● Required task:
Using the material below, repeat exactly the lines from the one with "Output the Python" through the one with "pw, ph = W - L - R, H - T - B", ends included, without any images.
[START OF Records to process]
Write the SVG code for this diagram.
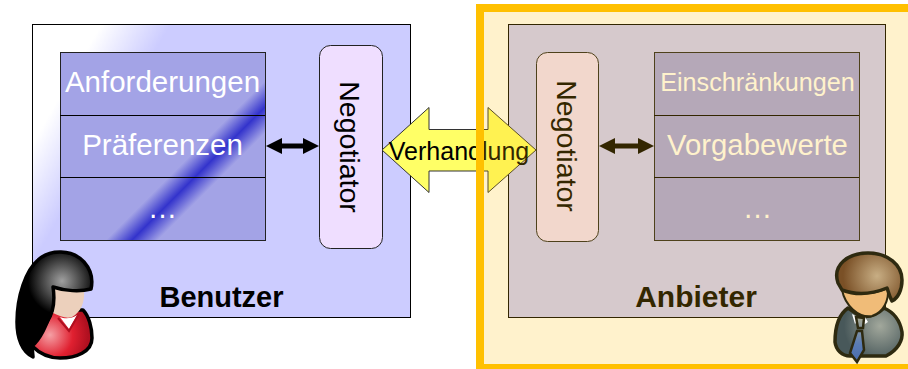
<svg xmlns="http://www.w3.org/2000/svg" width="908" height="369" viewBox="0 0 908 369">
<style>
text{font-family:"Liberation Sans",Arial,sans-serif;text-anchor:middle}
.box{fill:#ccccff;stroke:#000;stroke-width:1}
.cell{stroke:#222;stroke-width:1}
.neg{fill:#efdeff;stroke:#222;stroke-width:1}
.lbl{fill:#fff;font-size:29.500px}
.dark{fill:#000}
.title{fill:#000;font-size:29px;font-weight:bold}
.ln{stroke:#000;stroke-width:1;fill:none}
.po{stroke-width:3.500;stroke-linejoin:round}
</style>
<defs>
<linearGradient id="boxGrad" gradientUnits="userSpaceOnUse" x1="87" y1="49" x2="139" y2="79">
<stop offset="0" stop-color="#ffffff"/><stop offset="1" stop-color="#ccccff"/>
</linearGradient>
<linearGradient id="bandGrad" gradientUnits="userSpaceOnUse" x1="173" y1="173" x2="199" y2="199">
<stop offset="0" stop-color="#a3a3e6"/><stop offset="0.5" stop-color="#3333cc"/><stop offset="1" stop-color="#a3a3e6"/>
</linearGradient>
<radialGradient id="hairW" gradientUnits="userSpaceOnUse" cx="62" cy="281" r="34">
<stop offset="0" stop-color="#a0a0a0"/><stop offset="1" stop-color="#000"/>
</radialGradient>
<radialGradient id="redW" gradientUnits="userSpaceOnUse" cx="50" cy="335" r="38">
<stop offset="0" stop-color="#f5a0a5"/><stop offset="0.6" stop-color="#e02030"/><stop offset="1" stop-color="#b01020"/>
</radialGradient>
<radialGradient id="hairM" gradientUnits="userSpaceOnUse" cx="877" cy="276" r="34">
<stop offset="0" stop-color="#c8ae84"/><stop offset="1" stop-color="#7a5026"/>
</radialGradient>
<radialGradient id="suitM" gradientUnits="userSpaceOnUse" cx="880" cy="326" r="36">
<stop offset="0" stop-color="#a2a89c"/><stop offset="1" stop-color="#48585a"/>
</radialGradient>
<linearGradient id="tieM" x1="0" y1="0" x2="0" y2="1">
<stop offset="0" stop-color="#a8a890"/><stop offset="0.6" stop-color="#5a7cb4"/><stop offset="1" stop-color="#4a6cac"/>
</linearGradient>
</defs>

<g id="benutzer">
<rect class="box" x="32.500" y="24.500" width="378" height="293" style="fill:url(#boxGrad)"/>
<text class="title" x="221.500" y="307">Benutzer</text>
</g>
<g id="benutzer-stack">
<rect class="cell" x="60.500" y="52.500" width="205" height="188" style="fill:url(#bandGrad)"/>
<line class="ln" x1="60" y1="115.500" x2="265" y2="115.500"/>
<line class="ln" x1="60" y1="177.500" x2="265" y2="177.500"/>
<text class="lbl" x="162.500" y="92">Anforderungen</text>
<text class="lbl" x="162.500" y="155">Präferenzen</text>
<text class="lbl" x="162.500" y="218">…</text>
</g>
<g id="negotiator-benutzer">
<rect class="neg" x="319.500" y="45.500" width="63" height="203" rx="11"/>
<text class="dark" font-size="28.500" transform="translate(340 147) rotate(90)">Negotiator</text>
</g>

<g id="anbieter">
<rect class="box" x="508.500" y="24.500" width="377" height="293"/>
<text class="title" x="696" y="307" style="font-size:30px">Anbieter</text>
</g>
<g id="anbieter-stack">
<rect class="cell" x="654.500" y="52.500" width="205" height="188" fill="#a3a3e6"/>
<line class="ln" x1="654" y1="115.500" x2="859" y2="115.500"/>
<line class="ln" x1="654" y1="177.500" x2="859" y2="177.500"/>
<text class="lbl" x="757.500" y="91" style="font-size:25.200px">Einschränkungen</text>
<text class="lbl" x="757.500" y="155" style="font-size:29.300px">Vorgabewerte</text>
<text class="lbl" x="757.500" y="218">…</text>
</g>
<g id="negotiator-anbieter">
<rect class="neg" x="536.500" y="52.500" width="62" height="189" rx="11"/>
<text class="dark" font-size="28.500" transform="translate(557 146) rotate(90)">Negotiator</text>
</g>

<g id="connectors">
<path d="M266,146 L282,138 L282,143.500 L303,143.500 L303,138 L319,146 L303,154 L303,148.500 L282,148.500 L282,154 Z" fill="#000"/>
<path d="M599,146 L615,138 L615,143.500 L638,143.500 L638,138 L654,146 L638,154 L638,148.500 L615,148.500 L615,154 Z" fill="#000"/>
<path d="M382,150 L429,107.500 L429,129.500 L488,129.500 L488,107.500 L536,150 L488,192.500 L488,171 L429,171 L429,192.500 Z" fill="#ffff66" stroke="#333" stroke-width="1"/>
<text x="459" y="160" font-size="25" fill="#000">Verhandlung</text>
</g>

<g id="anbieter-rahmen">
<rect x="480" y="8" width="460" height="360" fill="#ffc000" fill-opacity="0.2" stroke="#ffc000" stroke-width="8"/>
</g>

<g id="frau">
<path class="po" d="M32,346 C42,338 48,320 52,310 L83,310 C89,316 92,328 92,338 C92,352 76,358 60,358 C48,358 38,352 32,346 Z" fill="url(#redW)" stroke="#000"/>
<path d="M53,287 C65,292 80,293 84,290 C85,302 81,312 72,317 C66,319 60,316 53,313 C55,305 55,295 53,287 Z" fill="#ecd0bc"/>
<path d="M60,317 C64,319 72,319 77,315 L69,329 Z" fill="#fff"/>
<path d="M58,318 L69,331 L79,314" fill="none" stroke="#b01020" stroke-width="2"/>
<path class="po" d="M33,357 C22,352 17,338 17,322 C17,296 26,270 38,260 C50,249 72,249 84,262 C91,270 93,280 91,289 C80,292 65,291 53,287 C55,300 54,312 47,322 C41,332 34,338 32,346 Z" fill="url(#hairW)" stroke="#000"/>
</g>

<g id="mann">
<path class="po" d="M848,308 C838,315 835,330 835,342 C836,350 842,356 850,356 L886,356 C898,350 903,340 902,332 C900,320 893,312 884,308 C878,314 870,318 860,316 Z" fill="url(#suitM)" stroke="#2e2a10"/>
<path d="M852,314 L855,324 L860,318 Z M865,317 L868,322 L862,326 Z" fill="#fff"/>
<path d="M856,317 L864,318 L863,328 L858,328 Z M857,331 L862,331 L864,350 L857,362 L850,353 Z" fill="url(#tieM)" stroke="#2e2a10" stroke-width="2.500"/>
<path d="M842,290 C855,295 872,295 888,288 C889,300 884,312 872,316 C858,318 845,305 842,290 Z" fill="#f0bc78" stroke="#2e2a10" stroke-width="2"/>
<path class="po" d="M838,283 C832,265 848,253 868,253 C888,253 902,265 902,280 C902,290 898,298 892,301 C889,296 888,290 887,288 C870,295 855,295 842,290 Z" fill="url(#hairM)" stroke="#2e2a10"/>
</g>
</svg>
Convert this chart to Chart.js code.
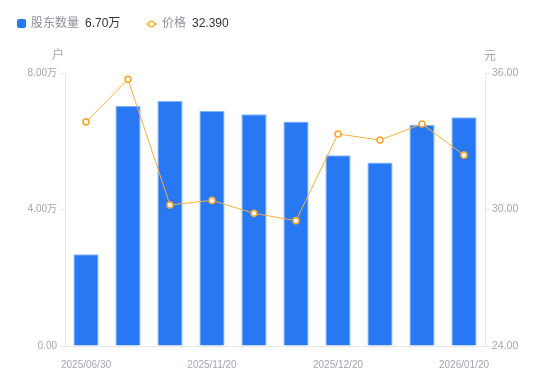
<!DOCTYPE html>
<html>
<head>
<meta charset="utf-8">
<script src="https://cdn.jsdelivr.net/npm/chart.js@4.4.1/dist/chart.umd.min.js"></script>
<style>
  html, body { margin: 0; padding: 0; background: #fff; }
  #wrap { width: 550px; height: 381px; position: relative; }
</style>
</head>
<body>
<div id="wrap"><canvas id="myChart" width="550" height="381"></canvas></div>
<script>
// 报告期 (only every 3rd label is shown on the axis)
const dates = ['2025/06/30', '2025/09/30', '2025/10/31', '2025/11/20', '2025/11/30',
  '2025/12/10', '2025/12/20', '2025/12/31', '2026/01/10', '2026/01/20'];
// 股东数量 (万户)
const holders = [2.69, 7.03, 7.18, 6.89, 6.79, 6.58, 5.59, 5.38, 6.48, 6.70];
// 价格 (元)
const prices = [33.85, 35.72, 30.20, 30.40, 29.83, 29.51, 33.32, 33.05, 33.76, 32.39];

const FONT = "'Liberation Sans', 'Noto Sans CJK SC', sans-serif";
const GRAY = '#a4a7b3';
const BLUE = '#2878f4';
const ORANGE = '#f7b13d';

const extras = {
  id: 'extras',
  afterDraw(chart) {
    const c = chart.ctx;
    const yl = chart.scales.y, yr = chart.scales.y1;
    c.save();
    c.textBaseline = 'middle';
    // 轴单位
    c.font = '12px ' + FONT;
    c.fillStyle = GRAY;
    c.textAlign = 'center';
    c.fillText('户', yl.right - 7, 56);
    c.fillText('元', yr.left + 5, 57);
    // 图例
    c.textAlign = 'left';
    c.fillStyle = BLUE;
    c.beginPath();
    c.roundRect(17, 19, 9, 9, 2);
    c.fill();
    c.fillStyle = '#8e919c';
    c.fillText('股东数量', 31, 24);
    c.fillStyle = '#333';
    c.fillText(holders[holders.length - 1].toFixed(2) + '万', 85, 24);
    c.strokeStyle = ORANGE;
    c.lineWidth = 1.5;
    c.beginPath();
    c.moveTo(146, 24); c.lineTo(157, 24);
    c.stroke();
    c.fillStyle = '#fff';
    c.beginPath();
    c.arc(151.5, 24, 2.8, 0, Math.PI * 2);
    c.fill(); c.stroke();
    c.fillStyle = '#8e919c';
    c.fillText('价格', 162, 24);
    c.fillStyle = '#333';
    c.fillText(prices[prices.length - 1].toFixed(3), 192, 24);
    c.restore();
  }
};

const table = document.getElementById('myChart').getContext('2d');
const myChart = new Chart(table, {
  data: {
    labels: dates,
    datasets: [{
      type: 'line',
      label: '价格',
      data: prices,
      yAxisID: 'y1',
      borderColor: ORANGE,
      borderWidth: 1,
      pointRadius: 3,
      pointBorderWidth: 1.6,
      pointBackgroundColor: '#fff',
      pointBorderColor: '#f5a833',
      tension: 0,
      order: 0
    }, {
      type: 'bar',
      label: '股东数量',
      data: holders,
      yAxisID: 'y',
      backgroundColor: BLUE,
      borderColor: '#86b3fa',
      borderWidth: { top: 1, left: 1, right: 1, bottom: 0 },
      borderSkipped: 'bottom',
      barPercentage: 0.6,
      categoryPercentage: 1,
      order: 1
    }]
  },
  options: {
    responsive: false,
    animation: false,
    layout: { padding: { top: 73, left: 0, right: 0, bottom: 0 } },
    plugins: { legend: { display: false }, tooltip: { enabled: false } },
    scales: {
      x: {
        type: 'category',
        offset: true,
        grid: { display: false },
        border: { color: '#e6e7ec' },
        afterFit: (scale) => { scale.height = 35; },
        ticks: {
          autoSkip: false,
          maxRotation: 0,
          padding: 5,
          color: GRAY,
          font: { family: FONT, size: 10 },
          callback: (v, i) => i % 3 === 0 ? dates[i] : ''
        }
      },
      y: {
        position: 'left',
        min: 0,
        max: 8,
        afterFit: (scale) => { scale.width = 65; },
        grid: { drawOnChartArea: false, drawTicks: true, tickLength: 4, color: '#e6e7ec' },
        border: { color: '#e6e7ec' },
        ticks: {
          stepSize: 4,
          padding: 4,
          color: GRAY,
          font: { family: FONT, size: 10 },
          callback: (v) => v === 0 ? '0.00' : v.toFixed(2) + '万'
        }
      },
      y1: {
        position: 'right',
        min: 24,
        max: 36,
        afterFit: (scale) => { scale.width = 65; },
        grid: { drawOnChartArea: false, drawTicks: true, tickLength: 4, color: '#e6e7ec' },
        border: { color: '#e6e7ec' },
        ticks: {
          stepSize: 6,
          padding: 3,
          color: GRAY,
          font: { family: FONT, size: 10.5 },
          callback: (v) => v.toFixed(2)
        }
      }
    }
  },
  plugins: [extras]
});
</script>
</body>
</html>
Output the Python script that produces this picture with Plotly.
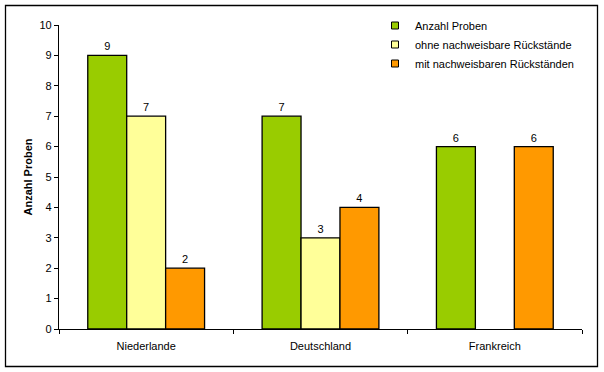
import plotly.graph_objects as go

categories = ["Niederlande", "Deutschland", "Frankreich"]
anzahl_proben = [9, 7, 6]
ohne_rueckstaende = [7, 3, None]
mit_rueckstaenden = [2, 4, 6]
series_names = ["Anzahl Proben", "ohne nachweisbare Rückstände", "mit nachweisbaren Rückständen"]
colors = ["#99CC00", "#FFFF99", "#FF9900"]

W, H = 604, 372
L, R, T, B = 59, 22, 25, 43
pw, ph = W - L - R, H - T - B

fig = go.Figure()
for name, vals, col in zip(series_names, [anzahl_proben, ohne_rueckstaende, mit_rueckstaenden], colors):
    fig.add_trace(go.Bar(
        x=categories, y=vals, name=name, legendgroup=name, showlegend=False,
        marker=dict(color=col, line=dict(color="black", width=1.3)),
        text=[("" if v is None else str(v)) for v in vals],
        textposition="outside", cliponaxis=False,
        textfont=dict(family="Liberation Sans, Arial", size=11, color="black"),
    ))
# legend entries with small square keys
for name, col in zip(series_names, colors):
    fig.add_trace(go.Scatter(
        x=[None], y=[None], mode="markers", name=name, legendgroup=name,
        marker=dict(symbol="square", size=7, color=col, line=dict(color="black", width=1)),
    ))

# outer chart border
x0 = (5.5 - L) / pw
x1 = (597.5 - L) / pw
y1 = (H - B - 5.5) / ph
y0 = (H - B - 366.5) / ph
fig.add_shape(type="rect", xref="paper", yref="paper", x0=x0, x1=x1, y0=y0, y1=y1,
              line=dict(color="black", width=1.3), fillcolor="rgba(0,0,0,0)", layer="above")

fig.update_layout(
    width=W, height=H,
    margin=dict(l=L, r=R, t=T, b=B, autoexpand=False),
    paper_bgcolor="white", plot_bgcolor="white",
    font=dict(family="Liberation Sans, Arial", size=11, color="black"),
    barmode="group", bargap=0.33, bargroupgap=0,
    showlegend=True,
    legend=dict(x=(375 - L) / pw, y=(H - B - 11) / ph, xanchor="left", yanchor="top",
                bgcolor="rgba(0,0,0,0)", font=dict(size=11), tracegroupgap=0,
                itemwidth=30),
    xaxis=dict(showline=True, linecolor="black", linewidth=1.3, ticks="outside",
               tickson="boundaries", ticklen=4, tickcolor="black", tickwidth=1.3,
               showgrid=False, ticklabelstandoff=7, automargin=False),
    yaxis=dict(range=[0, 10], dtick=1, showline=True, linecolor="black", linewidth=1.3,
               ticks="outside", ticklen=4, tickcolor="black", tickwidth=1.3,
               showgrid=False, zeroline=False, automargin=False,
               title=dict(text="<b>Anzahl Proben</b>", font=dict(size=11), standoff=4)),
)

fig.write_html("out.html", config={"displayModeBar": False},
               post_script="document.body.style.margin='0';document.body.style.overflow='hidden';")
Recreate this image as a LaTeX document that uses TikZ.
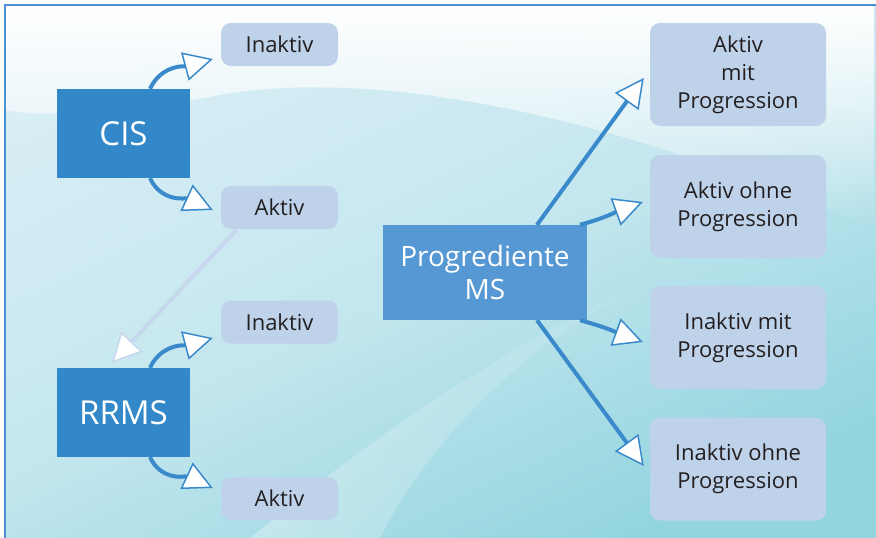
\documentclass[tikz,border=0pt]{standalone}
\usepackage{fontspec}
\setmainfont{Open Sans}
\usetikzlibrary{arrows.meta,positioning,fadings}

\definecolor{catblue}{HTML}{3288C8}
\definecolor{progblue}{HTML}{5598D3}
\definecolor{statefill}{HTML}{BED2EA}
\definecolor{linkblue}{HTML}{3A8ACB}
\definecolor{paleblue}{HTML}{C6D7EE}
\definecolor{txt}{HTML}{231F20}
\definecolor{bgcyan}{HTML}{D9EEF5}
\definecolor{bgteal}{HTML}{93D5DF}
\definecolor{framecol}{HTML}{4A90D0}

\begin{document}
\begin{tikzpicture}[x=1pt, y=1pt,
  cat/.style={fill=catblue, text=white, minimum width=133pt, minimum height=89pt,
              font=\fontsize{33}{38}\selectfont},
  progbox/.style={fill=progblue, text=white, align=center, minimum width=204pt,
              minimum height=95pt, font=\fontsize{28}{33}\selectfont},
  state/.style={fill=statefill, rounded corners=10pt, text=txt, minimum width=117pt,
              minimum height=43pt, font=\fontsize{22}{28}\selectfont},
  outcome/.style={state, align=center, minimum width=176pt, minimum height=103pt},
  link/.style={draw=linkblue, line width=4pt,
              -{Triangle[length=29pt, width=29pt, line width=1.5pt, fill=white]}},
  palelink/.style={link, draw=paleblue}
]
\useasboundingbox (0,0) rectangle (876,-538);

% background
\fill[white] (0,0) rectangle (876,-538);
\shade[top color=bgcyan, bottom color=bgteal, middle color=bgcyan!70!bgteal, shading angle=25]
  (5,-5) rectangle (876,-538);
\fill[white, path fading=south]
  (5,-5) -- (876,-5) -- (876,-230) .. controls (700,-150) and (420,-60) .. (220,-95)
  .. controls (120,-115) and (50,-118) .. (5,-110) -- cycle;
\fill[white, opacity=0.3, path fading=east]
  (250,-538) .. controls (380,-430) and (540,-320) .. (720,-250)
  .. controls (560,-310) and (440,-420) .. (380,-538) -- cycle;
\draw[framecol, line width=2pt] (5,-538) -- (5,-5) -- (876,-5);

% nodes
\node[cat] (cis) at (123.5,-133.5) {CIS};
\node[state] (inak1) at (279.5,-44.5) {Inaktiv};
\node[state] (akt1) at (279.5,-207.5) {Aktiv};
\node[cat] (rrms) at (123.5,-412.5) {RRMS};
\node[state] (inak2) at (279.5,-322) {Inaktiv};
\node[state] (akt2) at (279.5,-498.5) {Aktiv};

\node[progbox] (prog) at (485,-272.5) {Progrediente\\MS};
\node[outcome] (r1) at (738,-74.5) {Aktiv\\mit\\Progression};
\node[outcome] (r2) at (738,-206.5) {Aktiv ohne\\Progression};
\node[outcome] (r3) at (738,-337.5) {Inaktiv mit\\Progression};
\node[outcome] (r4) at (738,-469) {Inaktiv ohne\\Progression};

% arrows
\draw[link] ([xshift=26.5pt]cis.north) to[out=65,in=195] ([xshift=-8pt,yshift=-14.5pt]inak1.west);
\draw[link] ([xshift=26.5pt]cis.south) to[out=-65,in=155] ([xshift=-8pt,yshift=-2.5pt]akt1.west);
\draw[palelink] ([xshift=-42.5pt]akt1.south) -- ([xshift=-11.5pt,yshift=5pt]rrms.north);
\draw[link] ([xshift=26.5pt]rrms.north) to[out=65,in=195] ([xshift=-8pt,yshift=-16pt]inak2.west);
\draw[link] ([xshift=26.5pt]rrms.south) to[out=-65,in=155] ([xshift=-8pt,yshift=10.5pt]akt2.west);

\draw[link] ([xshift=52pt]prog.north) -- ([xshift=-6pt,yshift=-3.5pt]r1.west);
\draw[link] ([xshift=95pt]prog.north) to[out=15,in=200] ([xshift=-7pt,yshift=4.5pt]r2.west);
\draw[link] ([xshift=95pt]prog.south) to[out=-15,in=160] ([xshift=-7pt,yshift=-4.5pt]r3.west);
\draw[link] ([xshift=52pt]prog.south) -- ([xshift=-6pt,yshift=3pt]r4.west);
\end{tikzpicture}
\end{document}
[END OF Records to process]
● Written answer:
Output the Python script that produces this picture with Plotly.
import plotly.graph_objects as go

categories = ["Niederlande", "Deutschland", "Frankreich"]
anzahl_proben = [9, 7, 6]
ohne_rueckstaende = [7, 3, None]
mit_rueckstaenden = [2, 4, 6]
series_names = ["Anzahl Proben", "ohne nachweisbare Rückstände", "mit nachweisbaren Rückständen"]
colors = ["#99CC00", "#FFFF99", "#FF9900"]

W, H = 604, 372
L, R, T, B = 59, 22, 25, 43
pw, ph = W - L - R, H - T - B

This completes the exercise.